The court excluded a city ordinance requiring street cars to stop at street intersections, and the ruling is claimed to be erroneous. In the first place, the bill of exceptions does not contain the ordinance or any statement of its substance. We find attached to the record what purports to be sections of an ordinance marked “Plaintiff’s Ex. B. for identification.” This is not attached to the bill of exceptions, except that the original bill of exceptions is made a part of the record by stipulation and a certified copy of these sections is attached to' the record. This is pot sufficient to make it a part of the record. City of Chicago v.

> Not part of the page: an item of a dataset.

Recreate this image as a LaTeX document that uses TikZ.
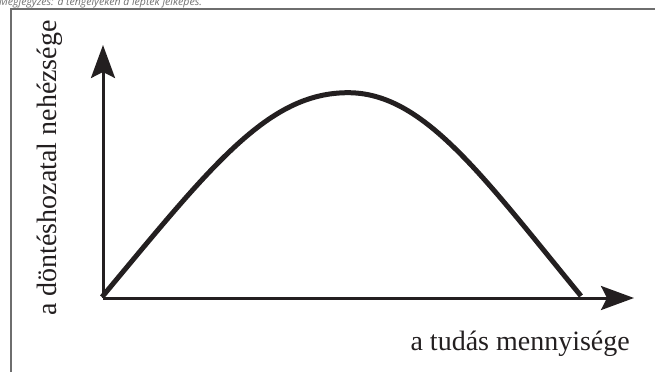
\documentclass[tikz,border=0pt]{standalone}
\usepackage{fontspec}
\setmainfont{Liberation Serif}
\newfontfamily\notefont{Open Sans}
\usetikzlibrary{arrows.meta}
\definecolor{ink}{HTML}{231F20}
\definecolor{framegray}{HTML}{6E6E6E}
\definecolor{notegray}{HTML}{707070}
\tikzset{
  axis/.style={draw=ink, line width=3pt, -{Stealth[length=33pt, width=24pt, inset=6pt]}},
  curve/.style={draw=ink, line width=5pt},
  frameline/.style={draw=framegray, line width=1.3pt},
  axlabel/.style={font=\rmfamily\fontsize{28}{30}\selectfont, text=ink, inner sep=0pt},
  notetext/.style={font=\notefont\itshape\fontsize{10.5}{12}\selectfont, text=notegray, inner sep=0pt, anchor=base west}
}
\begin{document}
\begin{tikzpicture}[x=1pt, y=-1pt]
  \useasboundingbox (0,0) rectangle (655,372);
  \begin{scope}
    \clip (0,0) rectangle (655,372);
    \node[notetext] (note) at (-1,5.5) {Megjegyzés: a tengelyeken a lépték jelképes.};
  \end{scope}
  % frame
  \coordinate (fbl) at (11,372);
  \coordinate (ftl) at (11,9);
  \coordinate (ftr) at (655,9);
  \draw[frameline] (fbl) -- (ftl) -- (ftr);
  % axes
  \coordinate (O) at (103,298);
  \coordinate (Ytip) at (103,45);
  \coordinate (Xtip) at (634,298);
  \draw[axis] (O) -- (Ytip);
  \draw[axis] (O) -- (Xtip);
  % curve
  \coordinate (start) at (102,297);
  \coordinate (peak) at (348,92.7);
  \coordinate (end) at (581,296);
  \draw[curve] (start) .. controls (212,165) and (268,92.7) .. (peak)
                       .. controls (423,92.7) and (481,174) .. (end);
  % labels
  \node[axlabel, anchor=base east] (xlab) at (630,350) {a tudás mennyisége};
  \node[axlabel, anchor=base west, rotate=90] (ylab) at (56,316) {a döntéshozatal nehézsége};
\end{tikzpicture}
\end{document}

South P. Comm’rs., 169 Ill. 387. But waiving that point, and considering the copy of the sections as properly in the bill of exceptions and apart of the record, no exception was preserved to the ruling of the court excluding the ordinance, and therefore no question is presented for review in this court. Chicago Great Western Ry. Co. v. Mohan, 187 Ill. 281; McGuire v. Gilbert, 180 id. 96. We do not mean by this to intimate that there was any error in excluding the evidence.
Finding no error in the record the judgment is affirmed.
Affirmed.
Mr. Justice Mack took no part in the decision of this case.